Что людям Куруча делать так далеко от своего улуса? Мало крови пролито на земли степи?
Ветер шуршал травами, то наклоняя, то отпуская высокие метелки, что поднялись с меня ростом. В траве водилось множество всякого, в том числе противные и кусачие насекомые, от которых кожа потом неделями гудела. Но это того стоило, если старой хатагтай становилось легче.
Напевая под нос назойливую, веселую мелодию, я осторожно шла вдоль воды, раздвигая высокие травы и срезая то, что было необходимо. Ду Чимэ шла на поправку, Эргет, этот удивительный мужчина, вернулся в улус. Болезнь ослабевала. Разве могло быть время лучше, чем сейчас?
Всхрапыванье лошадей я услышала только тогда, когда под сапогами появилась вода. У самого берега, раздвинув травы, я столкнулась взглядом с темнокожим, грязным степняком. Широко оскалившись, мужчина резко вынес вверх кривой клинок, прижав к моей шее.

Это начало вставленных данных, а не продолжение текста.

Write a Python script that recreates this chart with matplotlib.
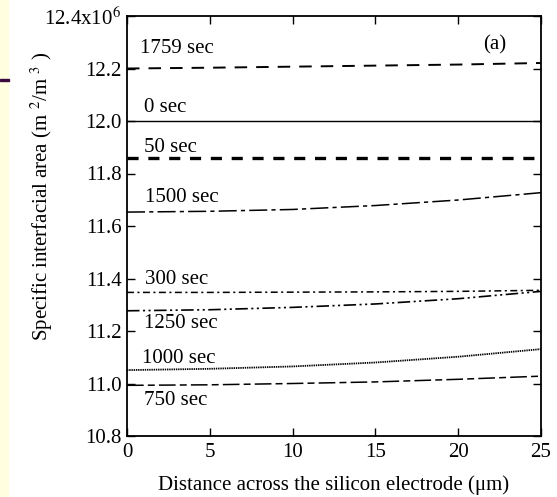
import matplotlib
matplotlib.use("Agg")
import matplotlib.pyplot as plt
from matplotlib.patches import Rectangle

plt.rcParams['font.family'] = ['Liberation Serif', 'DejaVu Serif']
plt.rcParams['mathtext.fontset'] = 'stix'
plt.rcParams['lines.scale_dashes'] = False

# data, y values in units of 1e6 m^2/m^3
x = [0, 5, 10, 15, 20, 25]
y_0 = [12.0, 12.0, 12.0, 12.0, 12.0, 12.0]
y_50 = [11.86, 11.86, 11.86, 11.86, 11.86, 11.86]
y_300 = [11.347, 11.347, 11.348, 11.349, 11.351, 11.355]
y_750 = [10.993, 10.995, 11.0, 11.006, 11.016, 11.028]
y_1000 = [11.051, 11.056, 11.065, 11.08, 11.102, 11.131]
y_1250 = [11.277, 11.281, 11.29, 11.303, 11.323, 11.351]
y_1500 = [11.653, 11.656, 11.663, 11.678, 11.699, 11.727]
y_1759 = [12.200, 12.203, 12.207, 12.211, 12.215, 12.221]

yticks = [10.8, 11.0, 11.2, 11.4, 11.6, 11.8, 12.0, 12.2, 12.4]
ytick_labels = ['10.8', '11.0', '11.2', '11.4', '11.6', '11.8', '12.0', '12.2', r'12.4x10$^{6}$']
xticks = [0, 5, 10, 15, 20, 25]

fig = plt.figure(figsize=(5.57, 4.97), dpi=100)
# slide background strip on the left
fig.patches.append(Rectangle((0, 0), 8/557, 1, transform=fig.transFigure, color='#ffffe0', zorder=0))
fig.patches.append(Rectangle((0, 1-81/497), 9/557, 2/497, transform=fig.transFigure, color='#3a0a3e', zorder=1))

ax = fig.add_axes([127/557, 1-436/497, 414/557, 420/497])

ax.plot(x, y_0, color='black', lw=1.0)
ax.plot(x, y_1759, color='black', lw=1.4, dashes=(9, 6.5))
ax.plot(x, y_50, color='black', lw=2.4, dashes=(8, 7))
ax.plot(x, y_1500, color='black', lw=1.1, dashes=(13, 3, 3, 3))
ax.plot(x, y_300, color='black', lw=1.1, dashes=(5, 2.5, 1.5, 2.5))
ax.plot(x, y_1250, color='black', lw=1.2, dashes=(9, 2.5, 1.5, 2.5, 1.5, 2.5))
ax.plot(x, y_1000, color='black', lw=1.3, dashes=(1, 0.6))
ax.plot(x, y_750, color='black', lw=1.1, dashes=(12, 3, 5, 3))

fs = 15
ax.text(0.8, 12.278, '1759 sec', fontsize=fs, va='center')
ax.text(1.0, 12.05, '0 sec', fontsize=fs, va='center')
ax.text(1.0, 11.90, '50 sec', fontsize=fs, va='center')
ax.text(1.1, 11.707, '1500 sec', fontsize=fs, va='center')
ax.text(1.1, 11.398, '300 sec', fontsize=fs, va='center')
ax.text(1.0, 11.227, '1250 sec', fontsize=fs, va='center')
ax.text(0.9, 11.097, '1000 sec', fontsize=fs, va='center')
ax.text(1.0, 10.937, '750 sec', fontsize=fs, va='center')
ax.text(22.2, 12.29, '(a)', fontsize=fs, ha='center', va='center')

ax.set_xlim(0, 25)
ax.set_ylim(10.8, 12.4)
ax.set_xticks(xticks)
ax.set_xticklabels([str(t) for t in xticks])
ax.set_yticks(yticks)
ax.set_yticklabels(ytick_labels)
ax.tick_params(direction='in', length=6, width=1, top=True, right=True, labelsize=fs, pad=4)
ax.tick_params(axis='x', pad=5)
for s in ax.spines.values():
    s.set_linewidth(1.3)

ax.set_xlabel('Distance across the silicon electrode (μm)', fontsize=fs, va='center')
ax.xaxis.set_label_coords(0.5, -0.117)
ax.set_ylabel(r'Specific interfacial area (m $^{2}$/m $^{3}$ )', fontsize=fs, va='center')
ax.yaxis.set_label_coords(-0.205, 0.571)

fig.savefig('out.png', dpi=100)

— Что такая редкая красота делает тут одна? — слова звучали немного иначе, словно степняк был издалека, но я все равно смогла разобрать их смысл.
По телу прошла волна холодной дрожи. Крепче сжав в руке кривой нож для трав, я, было, хотела отступить назад, но среди высокой травы, частично прячась в воде, точно был не один. Острый кончик меча ткнулся мне под ребра, пройдя сквозь несколько слоев одежды.